Plans for an integrated reporting <IR> framework are a step in the right direction but need to be developed further, says ACCA (the Association of Chartered Certified Accountants) in its response to the IIRC’s consultation about the way ahead for <IR>.
In its response to the International Integrated Reporting Council (IIRC) consultation on the <IR> framework, ACCA says its own research, Understanding Investors: directions for corporate reporting, has shown that many stakeholders would welcome integrated reporting, seeing in it a number of benefits such as a focus on the long term, including a better understanding of long-term risks to the business model and wider insights into how corporate value is created, with the added benefit of influencing the way that companies approach their strategic planning and their operational management practices.
Richard Martin, ACCA head of corporate reporting, said: 'The plans for <IR> are right in principle and there is a significant opportunity for the quality of corporate reporting to be improved by giving to investors and others a more complete view of the entity and its prospects over a longer time-frame than is usually covered in traditional corporate reporting.
'However, there remain gaps in the framework that need to be fleshed out.
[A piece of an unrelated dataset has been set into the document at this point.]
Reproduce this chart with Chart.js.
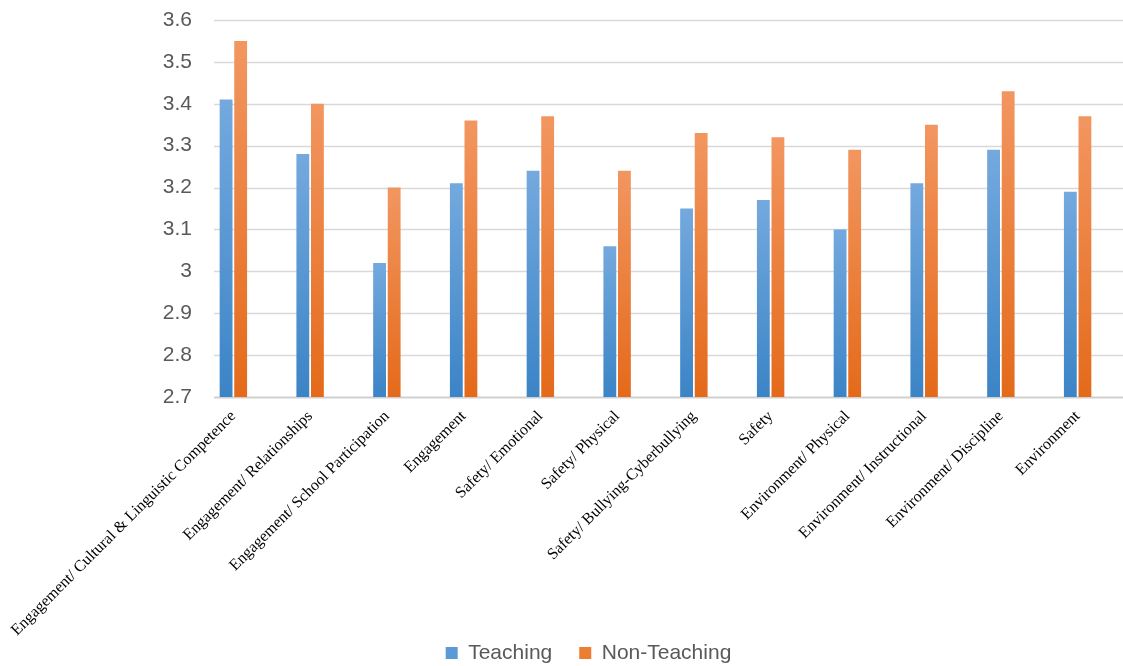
<!DOCTYPE html>
<html>
<head>
<meta charset="utf-8">
<script src="https://cdn.jsdelivr.net/npm/chart.js@4/dist/chart.umd.min.js"></script>
<style>
  html, body { margin: 0; padding: 0; background: #ffffff; }
  #wrap { width: 1123px; height: 666px; position: relative; }
</style>
</head>
<body>
<div id="wrap"><canvas id="c" width="1123" height="666"></canvas></div>
<script>
const categories = [
  "Engagement/ Cultural & Linguistic Competence",
  "Engagement/ Relationships",
  "Engagement/ School Participation",
  "Engagement",
  "Safety/ Emotional",
  "Safety/ Physical",
  "Safety/ Bullying-Cyberbullying",
  "Safety",
  "Environment/ Physical",
  "Environment/ Instructional",
  "Environment/ Discipline",
  "Environment"
];
const teaching    = [3.41, 3.28, 3.02, 3.21, 3.24, 3.06, 3.15, 3.17, 3.10, 3.21, 3.29, 3.19];
const nonTeaching = [3.55, 3.40, 3.20, 3.36, 3.37, 3.24, 3.33, 3.32, 3.29, 3.35, 3.43, 3.37];
const seriesNames = ["Teaching", "Non-Teaching"];
const yMin = 2.7, yMax = 3.6, yStep = 0.1;

function barGradient(topColor, bottomColor, solid) {
  return function(ctx) {
    const chart = ctx.chart;
    const area = chart.chartArea;
    if (!area || ctx.type !== 'data' || ctx.raw === undefined) return solid;
    const top = chart.scales.y.getPixelForValue(ctx.raw);
    if (!isFinite(top)) return solid;
    const g = chart.ctx.createLinearGradient(0, top, 0, area.bottom);
    g.addColorStop(0, topColor);
    g.addColorStop(1, bottomColor);
    return g;
  };
}

const gridPlugin = {
  id: 'customGrid',
  beforeDatasetsDraw(chart) {
    const y = chart.scales.y;
    const c = chart.ctx;
    c.save();
    y.ticks.forEach((t, i) => {
      const py = Math.round(y.getPixelForValue(t.value)) + 0.5;
      c.beginPath();
      c.strokeStyle = i === 0 ? '#d0d0d0' : '#d9d9d9';
      c.lineWidth = i === 0 ? 2 : 1.3;
      c.moveTo(214, py);
      c.lineTo(chart.width, py);
      c.stroke();
    });
    c.restore();
  }
};

const layoutTweak = {
  id: 'layoutTweak',
  afterLayout(chart) {
    const x = chart.scales.x;
    if (x) x.bottom = chart.height;
    const lg = chart.legend;
    if (!lg) return;
    const dx = -1, dy = 7.5;
    lg.left += dx; lg.right += dx;
    lg.top += dy; lg.bottom += dy;
  }
};

new Chart(document.getElementById('c'), {
  type: 'bar',
  data: {
    labels: categories,
    datasets: [
      {
        label: seriesNames[0],
        data: teaching,
        backgroundColor: barGradient('#74a9de', '#3b84c6', '#5b9bd5'),
        borderWidth: 0,
        categoryPercentage: 0.38,
        barPercentage: 0.88
      },
      {
        label: seriesNames[1],
        data: nonTeaching,
        backgroundColor: barGradient('#f29660', '#e46a1a', '#ed7d31'),
        borderWidth: 0,
        categoryPercentage: 0.38,
        barPercentage: 0.88
      }
    ]
  },
  options: {
    responsive: false,
    animation: false,
    devicePixelRatio: 1,
    layout: { padding: { left: 63, right: 7, top: 20, bottom: 0 } },
    plugins: {
      tooltip: { enabled: false },
      legend: {
        position: 'bottom',
        labels: {
          boxWidth: 12,
          boxHeight: 12,
          padding: 27,
          color: '#595959',
          font: { family: "'Liberation Sans', Arial, sans-serif", size: 21 },
          generateLabels(chart) {
            const solids = ['#5b9bd5', '#ed7d31'];
            return chart.data.datasets.map((ds, i) => ({
              text: ds.label,
              fillStyle: solids[i],
              strokeStyle: solids[i],
              lineWidth: 0,
              fontColor: '#595959',
              hidden: false,
              datasetIndex: i
            }));
          }
        }
      }
    },
    scales: {
      x: {
        grid: { display: false },
        border: { display: false },
        ticks: {
          autoSkip: false,
          maxRotation: 45,
          minRotation: 45,
          padding: 2,
          color: '#000000',
          font: { family: "'Liberation Serif', 'Times New Roman', serif", size: 16 }
        },
        afterFit(scale) { scale.height = 211; }
      },
      y: {
        min: yMin,
        max: yMax,
        grid: { display: false, drawTicks: false },
        border: { display: false },
        ticks: {
          stepSize: yStep,
          padding: 3,
          color: '#595959',
          font: { family: "'Liberation Sans', Arial, sans-serif", size: 21 },
          callback: (v) => String(+Number(v).toFixed(1))
        },
        afterFit(scale) { scale.width = 132; }
      }
    }
  },
  plugins: [gridPlugin, layoutTweak]
});
</script>
</body>
</html>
The framework still needs to be fully field-tested, and it would help prospective preparers greatly if IIRC were able to provide case studies of best practice across a range of different organisations. These would also help promote adoption and aid compliance in an area where there is much enthusiasm but little awareness.
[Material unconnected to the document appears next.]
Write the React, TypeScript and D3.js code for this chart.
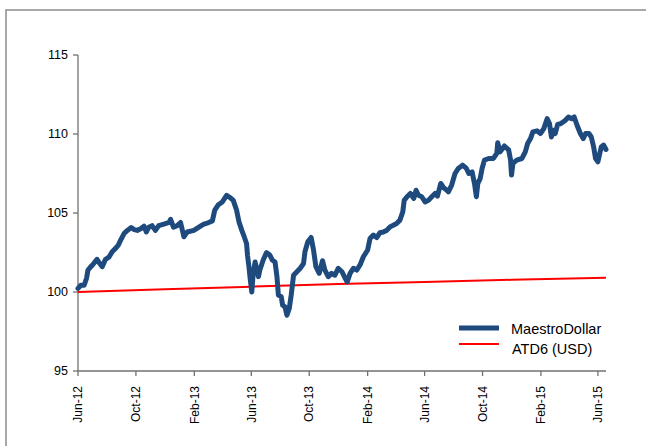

'A grey area still exists with regard to the relationship between the integrated report and other forms of reporting, such as statutory narrative reports and sustainability reports. Duplication must be avoided and the <IR> needs to find a suitable accommodation with those other reporting requirements. IIRC should work with other regulators and standard setters to iron out any problems in this area that could emerge as barriers to adopting <IR>.'
ACCA said the IIRC framework has evolved quickly from the initial concept and has benefitted from contributions from many stakeholder groups. In its submission, ACCA welcomed the progress of the project and noted that there appears to be broad support in many countries for the concept of <IR>. However, ACCA said the outline framework needs to be padded out. The global accountancy body has set out in its submission a number of general and technical points that it says must be effectively addressed.
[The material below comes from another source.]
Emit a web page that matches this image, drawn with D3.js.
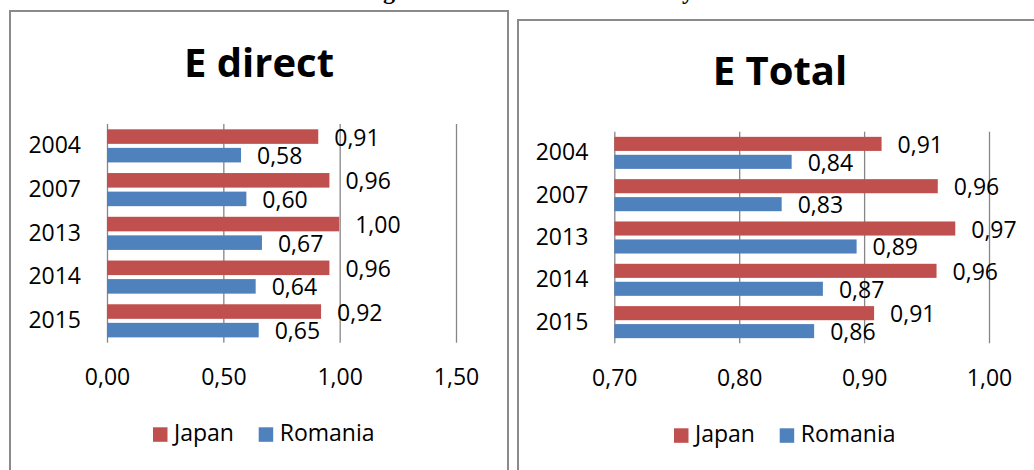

ACCA, which itself took part in the IIRC’s <IR> pilot programme and incorporated the concepts of integrated reporting in the production of its own integrated report for the first time last year, says that IIRC has to get the balance right within the <IR> framework for it to be effective.
Richard Martin said: 'ACCA has had the benefit of first-hand experience of <IR> in practice, so we have a good view of the challenges that the IIRC and prospective preparers face. One specific element of the draft framework that needs to be addressed is the extent to which preparers should aim to keep their reports to a certain size. While the focus on keeping reports concise is important, it shouldn’t override the need for the report to be sufficiently informative to reflect the complexity of the affairs of many reporting organisations and the range of information needs of stakeholders, including providers of financial capital.
'The framework also needs to contain more informed guidance and good examples to strike the right balance between transparency in reporting on the one hand and commercial sensitivity and exposure to risks in respect of forward-looking information on the other.'
ACCA responded to IIRC’s consultation on the <IR> framework, having sought views from ACCA’s Council, Global Forums for audit & assurance, business law, corporate reporting, governance, risk & performance and sustainability, as well as participation in roundtable discussions and events based on the consultation in several countries, including the UK, Singapore and China.